The Kuai-Tiao system increases China’s authoritarian resilience
Lastly, Cao and Wang (2020, p.107-108) assert that the existence of two parallel governance structures, as well as the periodic strengthening of either the vertical Tiao-structure through greater centralization or Kuai-structure through decentralization enhances the flexibility of China’s institutions and thus its ability to adapt to newly emerging challenges. This institutional flexibility consequently also strengthens the resilience of China’s authoritarian system.

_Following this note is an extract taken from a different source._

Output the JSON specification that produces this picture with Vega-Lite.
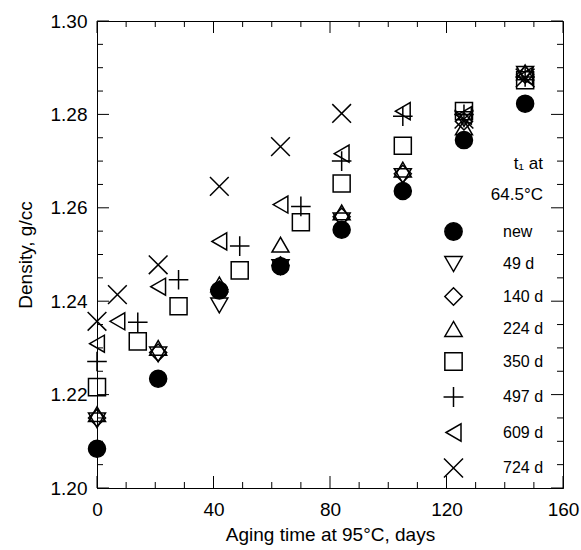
{
  "$schema": "https://vega.github.io/schema/vega-lite/v6.json",
  "width": 466,
  "height": 467,
  "autosize": "none",
  "padding": {"left": 97, "top": 21, "right": 18, "bottom": 62},
  "background": "white",
  "config": {
    "view": {"stroke": "black", "strokeWidth": 1},
    "font": "Liberation Sans"
  },
  "datasets": {
    "xt": [
      {"v": 0, "kind": "major"}, {"v": 10, "kind": "minor"}, {"v": 20, "kind": "minor"}, {"v": 30, "kind": "minor"},
      {"v": 40, "kind": "major"}, {"v": 50, "kind": "minor"}, {"v": 60, "kind": "minor"}, {"v": 70, "kind": "minor"},
      {"v": 80, "kind": "major"}, {"v": 90, "kind": "minor"}, {"v": 100, "kind": "minor"}, {"v": 110, "kind": "minor"},
      {"v": 120, "kind": "major"}, {"v": 130, "kind": "minor"}, {"v": 140, "kind": "minor"}, {"v": 150, "kind": "minor"},
      {"v": 160, "kind": "major"}
    ],
    "yt": [
      {"v": 1.2, "kind": "major"}, {"v": 1.205, "kind": "minor"}, {"v": 1.21, "kind": "minor"}, {"v": 1.215, "kind": "minor"},
      {"v": 1.22, "kind": "major"}, {"v": 1.225, "kind": "minor"}, {"v": 1.23, "kind": "minor"}, {"v": 1.235, "kind": "minor"},
      {"v": 1.24, "kind": "major"}, {"v": 1.245, "kind": "minor"}, {"v": 1.25, "kind": "minor"}, {"v": 1.255, "kind": "minor"},
      {"v": 1.26, "kind": "major"}, {"v": 1.265, "kind": "minor"}, {"v": 1.27, "kind": "minor"}, {"v": 1.275, "kind": "minor"},
      {"v": 1.28, "kind": "major"}, {"v": 1.285, "kind": "minor"}, {"v": 1.29, "kind": "minor"}, {"v": 1.295, "kind": "minor"},
      {"v": 1.3, "kind": "major"}
    ]
  },
  "data": {
    "values": [
      {"series": "new", "day": 0, "density": 1.2084},
      {"series": "new", "day": 21, "density": 1.2234},
      {"series": "new", "day": 42, "density": 1.2423},
      {"series": "new", "day": 63, "density": 1.2475},
      {"series": "new", "day": 84, "density": 1.2553},
      {"series": "new", "day": 105, "density": 1.2636},
      {"series": "new", "day": 126, "density": 1.2745},
      {"series": "new", "day": 147, "density": 1.2823},
      {"series": "49 d", "day": 0, "density": 1.2145},
      {"series": "49 d", "day": 21, "density": 1.2286},
      {"series": "49 d", "day": 42, "density": 1.2391},
      {"series": "49 d", "day": 63, "density": 1.2473},
      {"series": "49 d", "day": 84, "density": 1.2573},
      {"series": "49 d", "day": 105, "density": 1.2668},
      {"series": "49 d", "day": 126, "density": 1.2790},
      {"series": "49 d", "day": 147, "density": 1.2887},
      {"series": "140 d", "day": 0, "density": 1.2150},
      {"series": "140 d", "day": 21, "density": 1.2290},
      {"series": "140 d", "day": 42, "density": 1.2425},
      {"series": "140 d", "day": 63, "density": 1.2477},
      {"series": "140 d", "day": 84, "density": 1.2581},
      {"series": "140 d", "day": 105, "density": 1.2673},
      {"series": "140 d", "day": 126, "density": 1.2785},
      {"series": "140 d", "day": 147, "density": 1.2885},
      {"series": "224 d", "day": 0, "density": 1.2158},
      {"series": "224 d", "day": 21, "density": 1.2300},
      {"series": "224 d", "day": 42, "density": 1.2436},
      {"series": "224 d", "day": 63, "density": 1.2521},
      {"series": "224 d", "day": 84, "density": 1.2590},
      {"series": "224 d", "day": 105, "density": 1.2682},
      {"series": "224 d", "day": 126, "density": 1.2772},
      {"series": "224 d", "day": 147, "density": 1.2890},
      {"series": "350 d", "day": 0, "density": 1.2216},
      {"series": "350 d", "day": 14, "density": 1.2314},
      {"series": "350 d", "day": 28, "density": 1.2389},
      {"series": "350 d", "day": 49, "density": 1.2466},
      {"series": "350 d", "day": 70, "density": 1.2569},
      {"series": "350 d", "day": 84, "density": 1.2652},
      {"series": "350 d", "day": 105, "density": 1.2733},
      {"series": "350 d", "day": 126, "density": 1.2807},
      {"series": "350 d", "day": 147, "density": 1.2873},
      {"series": "497 d", "day": 0, "density": 1.2271},
      {"series": "497 d", "day": 14, "density": 1.2355},
      {"series": "497 d", "day": 28, "density": 1.2446},
      {"series": "497 d", "day": 49, "density": 1.2518},
      {"series": "497 d", "day": 70, "density": 1.2603},
      {"series": "497 d", "day": 84, "density": 1.2700},
      {"series": "497 d", "day": 105, "density": 1.2796},
      {"series": "497 d", "day": 126, "density": 1.2800},
      {"series": "497 d", "day": 147, "density": 1.2880},
      {"series": "609 d", "day": 0, "density": 1.2309},
      {"series": "609 d", "day": 7, "density": 1.2357},
      {"series": "609 d", "day": 21, "density": 1.2431},
      {"series": "609 d", "day": 42, "density": 1.2528},
      {"series": "609 d", "day": 63, "density": 1.2607},
      {"series": "609 d", "day": 84, "density": 1.2716},
      {"series": "609 d", "day": 105, "density": 1.2807},
      {"series": "609 d", "day": 126, "density": 1.2798},
      {"series": "609 d", "day": 147, "density": 1.2882},
      {"series": "724 d", "day": 0, "density": 1.2357},
      {"series": "724 d", "day": 7, "density": 1.2414},
      {"series": "724 d", "day": 21, "density": 1.2478},
      {"series": "724 d", "day": 42, "density": 1.2646},
      {"series": "724 d", "day": 63, "density": 1.2731},
      {"series": "724 d", "day": 84, "density": 1.2802},
      {"series": "724 d", "day": 126, "density": 1.2790},
      {"series": "724 d", "day": 147, "density": 1.2878}
    ]
  },
  "layer": [
    {
      "mark": {"type": "point", "filled": true, "strokeWidth": 1.5, "opacity": 1, "size": 290},
      "encoding": {
        "x": {
          "field": "day", "type": "quantitative",
          "scale": {"domain": [0, 160], "nice": false, "zero": false},
          "axis": {
            "orient": "bottom",
            "values": [0, 40, 80, 120, 160],
            "labelOverlap": false, "labelFlush": false, "labelBound": false,
            "labelColor": "black", "titleColor": "black", "domainColor": "black",
            "labelFont": "Liberation Sans", "titleFont": "Liberation Sans",
            "ticks": false, "tickSize": 0, "grid": false,
            "labelPadding": 12,
            "labelFontSize": 19,
            "title": "Aging time at 95°C, days",
            "titleFontSize": 19,
            "titleFontWeight": "normal",
            "titlePadding": 6
          }
        },
        "y": {
          "field": "density", "type": "quantitative",
          "scale": {"domain": [1.2, 1.3], "nice": false, "zero": false},
          "axis": {
            "orient": "left",
            "values": [1.2, 1.22, 1.24, 1.26, 1.28, 1.3],
            "format": ".2f",
            "labelOverlap": false, "labelFlush": false, "labelBound": false,
            "labelColor": "black", "titleColor": "black", "domainColor": "black",
            "labelFont": "Liberation Sans", "titleFont": "Liberation Sans",
            "ticks": false, "tickSize": 0, "grid": false,
            "labelPadding": 10,
            "labelFontSize": 19,
            "title": "Density, g/cc",
            "titleFontSize": 19,
            "titleFontWeight": "normal",
            "titlePadding": 15
          }
        },
        "shape": {
          "field": "series", "type": "nominal",
          "scale": {
            "domain": ["new", "49 d", "140 d", "224 d", "350 d", "497 d", "609 d", "724 d"],
            "range": ["circle", "triangle-down", "diamond", "triangle-up", "square", "M-1.15,0L1.15,0M0,-1.15L0,1.15", "triangle-left", "M-1.1,-1.1L1.1,1.1M-1.1,1.1L1.1,-1.1"]
          },
          "legend": {
            "orient": "none", "legendX": 347, "legendY": 135,
            "title": ["t₁ at\u00a0\u00a0\u00a0", "64.5°C"],
            "titleFont": "Liberation Sans", "labelFont": "Liberation Sans",
            "titleFontSize": 17, "titleFontWeight": "normal", "titleColor": "black",
            "titleAlign": "right", "titleAnchor": "end", "titleLineHeight": 31, "titlePadding": 18,
            "labelFontSize": 16, "labelColor": "black", "labelOffset": 40,
            "symbolSize": 300, "symbolStrokeWidth": 1.5, "rowPadding": 9.5
          }
        },
        "fill": {
          "field": "series", "type": "nominal",
          "scale": {
            "domain": ["new", "49 d", "140 d", "224 d", "350 d", "497 d", "609 d", "724 d"],
            "range": ["black", "transparent", "transparent", "transparent", "transparent", "transparent", "transparent", "transparent"]
          },
          "legend": {
            "orient": "none", "legendX": 347, "legendY": 135,
            "title": ["t₁ at\u00a0\u00a0\u00a0", "64.5°C"],
            "titleFont": "Liberation Sans", "labelFont": "Liberation Sans",
            "titleFontSize": 17, "titleFontWeight": "normal", "titleColor": "black",
            "titleAlign": "right", "titleAnchor": "end", "titleLineHeight": 31, "titlePadding": 18,
            "labelFontSize": 16, "labelColor": "black", "labelOffset": 40,
            "symbolSize": 300, "symbolStrokeWidth": 1.5, "rowPadding": 9.5
          }
        },
        "stroke": {
          "field": "series", "type": "nominal",
          "scale": {
            "domain": ["new", "49 d", "140 d", "224 d", "350 d", "497 d", "609 d", "724 d"],
            "range": ["black", "black", "black", "black", "black", "black", "black", "black"]
          },
          "legend": {
            "orient": "none", "legendX": 347, "legendY": 135,
            "title": ["t₁ at\u00a0\u00a0\u00a0", "64.5°C"],
            "titleFont": "Liberation Sans", "labelFont": "Liberation Sans",
            "titleFontSize": 17, "titleFontWeight": "normal", "titleColor": "black",
            "titleAlign": "right", "titleAnchor": "end", "titleLineHeight": 31, "titlePadding": 18,
            "labelFontSize": 16, "labelColor": "black", "labelOffset": 40,
            "symbolSize": 300, "symbolStrokeWidth": 1.5, "rowPadding": 9.5
          }
        }
      }
    },
    {
      "data": {"name": "xt"},
      "transform": [{"filter": "datum.kind === 'major'"}],
      "mark": {"type": "point", "shape": "M0,0L0,-1", "size": 576, "filled": false, "color": "black", "strokeWidth": 1, "opacity": 1},
      "encoding": {
        "x": {"field": "v", "type": "quantitative"},
        "y": {"datum": 1.2, "type": "quantitative"}
      }
    },
    {
      "data": {"name": "xt"},
      "transform": [{"filter": "datum.kind === 'minor'"}],
      "mark": {"type": "point", "shape": "M0,0L0,-1", "size": 144, "filled": false, "color": "black", "strokeWidth": 1, "opacity": 1},
      "encoding": {
        "x": {"field": "v", "type": "quantitative"},
        "y": {"datum": 1.2, "type": "quantitative"}
      }
    },
    {
      "data": {"name": "xt"},
      "transform": [{"filter": "datum.kind === 'major'"}],
      "mark": {"type": "point", "shape": "M0,0L0,1", "size": 576, "filled": false, "color": "black", "strokeWidth": 1, "opacity": 1},
      "encoding": {
        "x": {"field": "v", "type": "quantitative"},
        "y": {"datum": 1.3, "type": "quantitative"}
      }
    },
    {
      "data": {"name": "xt"},
      "transform": [{"filter": "datum.kind === 'minor'"}],
      "mark": {"type": "point", "shape": "M0,0L0,1", "size": 144, "filled": false, "color": "black", "strokeWidth": 1, "opacity": 1},
      "encoding": {
        "x": {"field": "v", "type": "quantitative"},
        "y": {"datum": 1.3, "type": "quantitative"}
      }
    },
    {
      "data": {"name": "yt"},
      "transform": [{"filter": "datum.kind === 'major'"}],
      "mark": {"type": "point", "shape": "M0,0L1,0", "size": 576, "filled": false, "color": "black", "strokeWidth": 1, "opacity": 1},
      "encoding": {
        "y": {"field": "v", "type": "quantitative"},
        "x": {"datum": 0, "type": "quantitative"}
      }
    },
    {
      "data": {"name": "yt"},
      "transform": [{"filter": "datum.kind === 'minor'"}],
      "mark": {"type": "point", "shape": "M0,0L1,0", "size": 144, "filled": false, "color": "black", "strokeWidth": 1, "opacity": 1},
      "encoding": {
        "y": {"field": "v", "type": "quantitative"},
        "x": {"datum": 0, "type": "quantitative"}
      }
    },
    {
      "data": {"name": "yt"},
      "transform": [{"filter": "datum.kind === 'major'"}],
      "mark": {"type": "point", "shape": "M0,0L-1,0", "size": 576, "filled": false, "color": "black", "strokeWidth": 1, "opacity": 1},
      "encoding": {
        "y": {"field": "v", "type": "quantitative"},
        "x": {"datum": 160, "type": "quantitative"}
      }
    },
    {
      "data": {"name": "yt"},
      "transform": [{"filter": "datum.kind === 'minor'"}],
      "mark": {"type": "point", "shape": "M0,0L-1,0", "size": 144, "filled": false, "color": "black", "strokeWidth": 1, "opacity": 1},
      "encoding": {
        "y": {"field": "v", "type": "quantitative"},
        "x": {"datum": 160, "type": "quantitative"}
      }
    }
  ]
}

Cao and Wang (2020) offer not only a compelling analysis of the intrinsic conflicts associated with a comprehensive governance system but also a powerful argument for a nuanced approach to the development of different state capacities. While, on one side, the central government’s political control and its capacity to extract resources might benefit from a higher degree of centralization, on the other side, the capacity to generate economic development and to manage local public affairs seem to increase with a higher degree of decentralization. Although the authors do not formulate any policy recommendation, their analysis should compel China’s leadership to refrain from extending the ongoing process of centralization – consolidation of the vertical Tiao-governance structure – to all state functions. Indeed, some scholars have voiced concerns that the shift towards a more centralized system might hamper Chinese local government’s incentive or even ability to pursue policy experimentation and hence risks to have an adverse effect on China’s economy (see for example Zhang Jun (2018).
 In this context, the center 中央 refers to the core leadership group around the General Secretary of the CCP – the country’s paramount leader 最高领导人. (Cao and Wang, 2020, p.87)
 To these might further be added other political institutions of the central government tasked with macroeconomic management, such as the Central Commission for Comprehensively Deepening Reform 中央全面深化改革委员会 and the Central Commission for Finance and Economy 中央财经委员会.